Wednesday, October 27, 2010

Gluesticks and Construction Paper, A Return to My Roots


Okay, so the above picture is not an illustration. But it does illustrate what I have been busying myself with the past two days. My dear neighbor and friend, N, got roped into decorating for our children's school's Spooky Chicken BBQ on Friday night. The “Spooky” was added after someone finally realized that the 29th fell on Halloween weekend and wouldn’t that make a fun theme? A theme that required decorations. Knowing that I am one of those "creative types,” N approached me to see if I had any ideas. I haven't designed anything tangible in a very long time. It sets me into a bit of performance panic when I am asked to fashion something that someone can actually hold in her hands or hang on a wall. As much as I am completely infatuated with digital art, it can tether any form of creativity beyond my Wacom Tablet and Photoshop. I always want to get back to basics- paints and brushes, my Prismacolor and graphite pencils- but I haven’t had the luxury or the allowance to return to the more palpable experience of illustrating that those implements provide. I, also, haven't had many opportunities, since The Baby came to fruition, to volunteer or contribute to my children's schools. I have been feeling guilty about that. Taking on this assignment, was a way to very temporarily ease my regret and to also let me return to my roots as an artist- all the way back to that time in second grade when my construction paper and glue mural of a clown was honored at the city wide elementary school art show at the Buffalo Convention Center.

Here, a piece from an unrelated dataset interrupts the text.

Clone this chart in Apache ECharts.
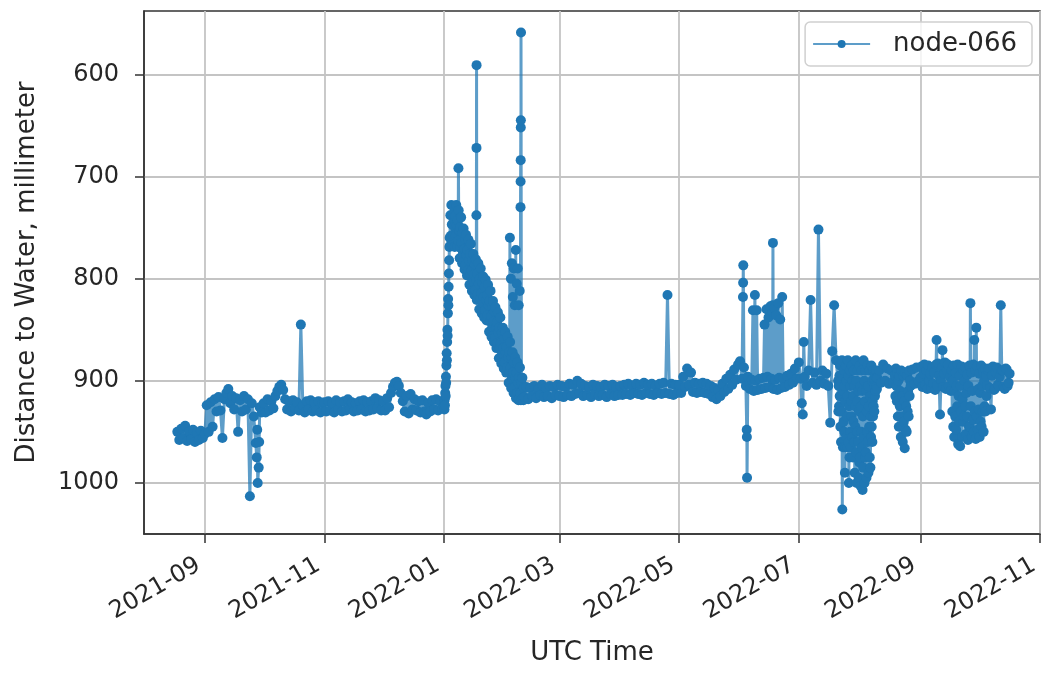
<!DOCTYPE html>
<html>
<head>
<meta charset="utf-8">
<script src="https://cdn.jsdelivr.net/npm/echarts@6/dist/echarts.min.js"></script>
<style>
html, body { margin: 0; padding: 0; background: #fff; }
#chart { width: 1043px; height: 673px; }
</style>
</head>
<body>
<div id="chart"></div>
<script>
// readings (mm); each run has a start time and a fixed step in hours
var aug21 = [950, 958, 947, 956, 944, 959, 950, 957, 948, 960, 951, 958, 949, 956];
var sep21 = [952, 924, 950, 921, 945, 918, 930, 916, 929, 956,
             918, 912, 908, 922, 915, 928, 917, 950, 919, 930,
             915, 928, 918, 1013, 922, 935, 961, 1000, 926, 931];
var oct21 = [922, 931, 918, 929, 920, 927, 915, 910, 906, 904,
             909, 918, 928, 920, 930, 919, 927, 921, 929, 845,
             924, 931, 920, 928, 919, 930, 921, 929, 920, 931, 922];
var nov21 = [921, 930, 920, 929, 922, 931, 919, 928, 921, 930,
             920, 929, 918, 927, 921, 930, 922, 929, 920, 928,
             919, 930, 921, 929, 920, 928, 917, 927, 919, 929];
var dec21 = [920, 929, 917, 926, 912, 906, 902, 901, 905, 912,
             920, 930, 915, 932, 913, 928, 918, 929, 920, 931,
             919, 930, 933, 922, 930, 919, 928, 918, 929, 920, 927];
// 3-hourly, the jump at new year
var rise22 = [925, 920, 928, 918, 924, 912, 905, 915, 896, 902, 885, 873,
              880, 862, 850, 856, 834, 820, 826, 808, 795, 782, 769, 760];
// 6-hourly, the slow fall Jan 4 - Feb 10
var ramp22 = [768, 738, 758, 728, 747, 767, 737, 757, 729, 749, 769, 739, 758, 728, 748, 768,
              743, 763, 733, 753, 780, 750, 770, 740, 765, 785, 755, 775, 751, 771, 791, 761,
              787, 757, 777, 797, 772, 792, 762, 782, 806, 776, 796, 766, 792, 812, 782, 802,
              776, 796, 816, 786, 811, 781, 801, 821, 795, 815, 785, 805, 830, 800, 820, 790,
              814, 834, 804, 824, 798, 818, 838, 808, 831, 801, 821, 841, 816, 836, 806, 826,
              852, 822, 842, 812, 837, 857, 827, 847, 822, 842, 862, 832, 858, 828, 848, 868,
              843, 863, 833, 853, 878, 848, 868, 838, 863, 883, 853, 873, 848, 868, 888, 858,
              882, 852, 872, 892, 867, 887, 857, 877, 902, 872, 892, 862, 887, 907, 877, 897,
              872, 892, 912, 882, 907, 877, 897, 917, 892, 912, 882, 902, 919, 897, 917, 887,
              912, 919, 902, 918, 897, 917, 919, 907];
var feb22 = [916, 906, 918, 907, 915, 905, 917, 908, 914, 904, 916, 907, 915, 905, 917, 906, 914, 904];
var mar22 = [915, 905, 916, 906, 914, 903, 915, 904, 913, 900,
             912, 903, 915, 905, 914, 906, 916, 904, 913, 905,
             915, 906, 914, 904, 916, 905, 913, 904, 915, 906, 914];
var apr22 = [905, 914, 904, 913, 903, 914, 905, 912, 903, 913,
             904, 914, 902, 912, 904, 913, 903, 914, 905, 912,
             903, 913, 902, 912, 816, 913, 903, 914, 904, 912];
var may22 = [904, 912, 896, 906, 888, 904, 892, 911, 902, 912,
             903, 911, 902, 912, 903, 913, 905, 916, 907, 918,
             909, 915, 903, 911, 898, 908, 894, 904, 889, 899, 884];
var jun22 = [881, 898, 887, 905, 896, 908, 899, 910, 900, 909,
             898, 908, 897, 907, 896, 906, 898, 908, 899, 909,
             897, 907, 898, 906, 895, 904, 893, 902, 888, 898];
var jul22 = [882, 898, 933, 896, 905, 890, 821, 902, 892, 904,
             752, 900, 890, 903, 893, 905, 941, 871, 826, 880];
// 4-hourly, the deep dip Jul 21 - Aug 9
var dipJulAug22 = [900, 930, 905, 925, 895, 915, 885, 945, 900, 960, 915, 930,
                   880, 1026, 895, 965, 910, 940, 890, 950, 905, 990, 920, 965,
                   885, 955, 900, 935, 915, 965, 880, 960, 895, 1000, 925, 975,
                   890, 950, 905, 965, 920, 935, 885, 955, 900, 975, 915, 940,
                   890, 960, 905, 990, 925, 945, 880, 970, 900, 1000, 920, 950,
                   890, 960, 910, 995, 930, 980, 885, 975, 905, 1003, 925, 950,
                   890, 965, 910, 1007, 935, 985, 880, 955, 900, 1000, 920, 975,
                   890, 970, 910, 995, 930, 950, 885, 960, 905, 990, 925, 945,
                   890, 975, 915, 985, 935, 955, 885, 945, 900, 960, 920, 935,
                   890, 925, 898, 930, 905, 915, 895, 910, 890, 905, 897, 908];
var aug22 = [897, 890, 902, 884, 900, 888, 903, 890, 901];
// 6-hourly, Aug 19 - Aug 26
var dipAug22 = [895, 915, 888, 905, 920, 892, 935, 900, 945, 895, 925, 910, 955, 890, 935, 915,
                960, 895, 940, 920, 966, 892, 948, 925, 950, 895, 930, 910, 935, 890, 915, 900];
var augEnd22 = [905, 889, 903, 887, 900];
// 12-hourly, Sep 1 - Sep 16
var sepBand22 = [897, 886, 906, 893, 884, 904, 890, 908, 885, 900, 893, 907, 887, 903, 892, 909,
                 884, 905, 883, 895, 933, 900, 887, 906, 893, 882, 908, 890, 884, 905, 896, 910];
// 6-hourly, Sep 17 - Oct 4
var dipSepOct22 = [890, 930, 900, 945, 885, 955, 910, 935, 892, 948, 905, 925, 884, 962, 915, 940,
                   895, 964, 905, 930, 886, 955, 918, 940, 890, 935, 900, 925, 887, 952, 912, 935,
                   894, 958, 905, 945, 885, 945, 824, 925, 892, 955, 910, 938, 884, 950, 860, 930,
                   890, 957, 848, 935, 886, 948, 908, 928, 893, 955, 912, 940, 885, 945, 905, 930,
                   891, 950, 900, 925, 888, 930, 895, 915];
// 12-hourly, Oct 5 - Oct 16
var octBand22 = [905, 890, 888, 907, 928, 895, 886, 909, 908, 892, 887, 904,
                 905, 896, 826, 890, 890, 906, 908, 888, 889, 905, 902, 893];

// single readings between the regular ones (spikes, dips)
var spikes2021 = [
  ['2021-09-27T12:00Z', 975], ['2021-09-27T18:00Z', 948], ['2021-09-28T12:00Z', 985], ['2021-09-28T18:00Z', 960]
];
var spikesJanFeb = [
  ['2022-01-08T09:00Z', 692],
  ['2022-01-17T13:00Z', 738], ['2022-01-17T14:00Z', 672], ['2022-01-17T15:00Z', 591],
  ['2022-02-03T15:00Z', 760], ['2022-02-04T03:00Z', 800], ['2022-02-04T15:00Z', 785], ['2022-02-05T03:00Z', 818],
  ['2022-02-05T15:00Z', 790], ['2022-02-06T03:00Z', 826], ['2022-02-06T15:00Z', 772], ['2022-02-07T03:00Z', 805],
  ['2022-02-07T15:00Z', 790], ['2022-02-08T03:00Z', 826], ['2022-02-08T15:00Z', 812],
  ['2022-02-09T01:00Z', 730], ['2022-02-09T02:00Z', 705], ['2022-02-09T03:00Z', 684], ['2022-02-09T04:00Z', 652],
  ['2022-02-09T05:00Z', 645], ['2022-02-09T07:00Z', 559]
];
var spikesJunJul = [
  ['2022-06-02T12:00Z', 818], ['2022-06-02T14:00Z', 804], ['2022-06-02T16:00Z', 787],
  ['2022-06-04T10:00Z', 948], ['2022-06-04T12:00Z', 955], ['2022-06-04T14:00Z', 995],
  ['2022-06-07T14:00Z', 831], ['2022-06-08T14:00Z', 816], ['2022-06-09T12:00Z', 831],
  ['2022-06-13T12:00Z', 845], ['2022-06-14T12:00Z', 830], ['2022-06-15T12:00Z', 838], ['2022-06-16T12:00Z', 827],
  ['2022-06-17T15:00Z', 833], ['2022-06-17T17:00Z', 826], ['2022-06-17T19:00Z', 765],
  ['2022-06-18T12:00Z', 829], ['2022-06-19T12:00Z', 836], ['2022-06-20T12:00Z', 824], ['2022-06-21T12:00Z', 840],
  ['2022-06-22T12:00Z', 818], ['2022-07-02T12:00Z', 922], ['2022-07-03T12:00Z', 862]
];
var spikesSep = [['2022-09-09T06:00Z', 860], ['2022-09-12T06:00Z', 870]];

var yTicks = [600, 700, 800, 900, 1000];
var xTicks = ['2021-09-01', '2021-11-01', '2022-01-01', '2022-03-01', '2022-05-01',
              '2022-07-01', '2022-09-01', '2022-11-01'];

var HOUR = 3600 * 1000;
function run(start, stepHours, values) {
  var t0 = Date.parse(start + 'Z');
  return values.map(function (v, i) { return [t0 + i * stepHours * HOUR, v]; });
}
function pairs(list) {
  return list.map(function (p) { return [Date.parse(p[0]), p[1]]; });
}

var points = [].concat(
  run('2021-08-18T00:00', 24, aug21),
  run('2021-09-01T00:00', 24, sep21),
  run('2021-10-01T00:00', 24, oct21),
  run('2021-11-01T00:00', 24, nov21),
  run('2021-12-01T00:00', 24, dec21),
  run('2022-01-01T00:00', 3, rise22),
  run('2022-01-04T00:00', 6, ramp22),
  run('2022-02-11T00:00', 24, feb22),
  run('2022-03-01T00:00', 24, mar22),
  run('2022-04-01T00:00', 24, apr22),
  run('2022-05-01T00:00', 24, may22),
  run('2022-06-01T00:00', 24, jun22),
  run('2022-07-01T00:00', 24, jul22),
  run('2022-07-21T00:00', 4, dipJulAug22),
  run('2022-08-10T00:00', 24, aug22),
  run('2022-08-19T00:00', 6, dipAug22),
  run('2022-08-27T00:00', 24, augEnd22),
  run('2022-09-01T00:00', 12, sepBand22),
  run('2022-09-17T00:00', 6, dipSepOct22),
  run('2022-10-05T00:00', 12, octBand22),
  pairs(spikes2021), pairs(spikesJanFeb), pairs(spikesJunJul), pairs(spikesSep)
).sort(function (a, b) { return a[0] - b[0]; });

var xTickTimes = xTicks.map(function (s) { return Date.parse(s + 'T00:00Z'); });

var font = 'DejaVu Sans';
var ink = '#262626';

function monthLabel(v) {
  var d = new Date(v);
  var m = d.getUTCMonth() + 1;
  return d.getUTCFullYear() + '-' + (m < 10 ? '0' + m : m);
}

var chart = echarts.init(document.getElementById('chart'));
var option = {
  animation: false,
  backgroundColor: '#ffffff',
  grid: {
    left: 144, right: 3, top: 11, bottom: 139,
    show: true, borderColor: '#333333', borderWidth: 1.5
  },
  legend: {
    data: ['node-066'],
    right: 11, top: 22,
    padding: [9, 15, 9, 7],
    itemWidth: 57, itemHeight: 10,
    backgroundColor: 'rgba(255,255,255,0.8)',
    borderColor: '#d0d0d0', borderWidth: 1.5, borderRadius: 5,
    textStyle: { fontFamily: font, fontSize: 26, color: ink, padding: [0, 0, 0, 18] }
  },
  xAxis: {
    // time values in ms, ticks on the first of every other month
    type: 'value',
    min: Date.parse('2021-08-01T00:00Z'),
    max: Date.parse('2022-11-01T00:00Z'),
    name: 'UTC Time',
    nameLocation: 'middle',
    nameGap: 106,
    nameTextStyle: { fontFamily: font, fontSize: 26, color: ink },
    axisLine: { lineStyle: { color: '#333333', width: 1.5 } },
    axisTick: { length: 9, lineStyle: { color: '#333333', width: 1.5 }, customValues: xTickTimes },
    axisLabel: {
      customValues: xTickTimes,
      formatter: monthLabel,
      rotate: 30, margin: 26,
      padding: [0, 7, 0, 0],
      fontFamily: font, fontSize: 24, color: ink
    },
    splitLine: { show: true, lineStyle: { color: '#c4c4c4', width: 1.8 } }
  },
  yAxis: {
    type: 'value',
    inverse: true,
    min: 538, max: 1050,
    name: 'Distance to Water, millimeter',
    nameLocation: 'middle',
    nameGap: 104,
    nameTextStyle: { fontFamily: font, fontSize: 26, color: ink },
    axisLine: { show: true, lineStyle: { color: '#333333', width: 1.5 } },
    axisTick: { show: true, length: 9, lineStyle: { color: '#333333', width: 1.5 }, customValues: yTicks },
    axisLabel: {
      customValues: yTicks, margin: 25,
      formatter: function (v) { return String(v); },
      fontFamily: font, fontSize: 24, color: ink
    },
    splitLine: { show: true, lineStyle: { color: '#c4c4c4', width: 1.8 } }
  },
  series: [{
    name: 'node-066',
    type: 'line',
    data: points,
    symbol: 'circle',
    symbolSize: 10,
    showSymbol: true,
    showAllSymbol: true,
    lineStyle: { color: '#1f77b4', width: 3, opacity: 0.72 },
    itemStyle: { color: '#1f77b4', opacity: 1, borderWidth: 0 },
    emphasis: { disabled: true }
  }]
};
chart.setOption(option);
</script>
</body>
</html>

My mother, the newly retired 1st grade teacher who has been reincarnated as a substitute teacher, has been so benevolent over the years with her left over craft supplies that we could have dedicated one of the children's rooms as a storage locker for craft sticks, construction paper, foam balls, googly eyes, paints, etc. It has come in handy when Princess Commando has company and they've exhausted all roads leading away from boredom. As I never take inventory, I was unaware that all of the “Halloween” colors were missing. N was going to pick up orange paper so that our kids could decorate cut out pumpkins. In the meantime, I needed to make sure that I could crank out something else that could fill in a Halloween tableau on the cafeteria walls. I started the first of the cutouts, very simplistic bats, before Princess Commando arrived home on the big cheese. She was puzzled when she saw the torn up pieces of paper and oddly shaped silhouettes scattered about the dining room table. "Mom, what are you doing?" I had gotten carried away. I was in a kindergarten, paper crafting, muddledness. The Baby was occupied under the dining room table, ripping my scraps into even more minuscule bits. And, because she was quiet, I kept going- cutting out free-form monsters with bulging eyes and bubbly appendages.


I had forgotten how comforting the tactile sensation of holding construction paper between your fingertips is. As is the feel of scissors (I don’t even have grown up scissors, so I used the rounded tip kid cutters) opening and closing along the path of your outline. And the untidiness of it all, the fuzzy fibers of colored paper stuck to your fingertips by the sticky glue, the paper refuse besprinkled about your feet, the crayons and markers littered upon the table, gave me a feeling of abandon I don’t usually enjoy (as I am the one normally cleaning up after someone else’s creative fling). My products were far from noteworthy. But, the experience was cathartic- crawling back into the artistic womb. It’s too bad my mother is retired. I could really use some more construction paper.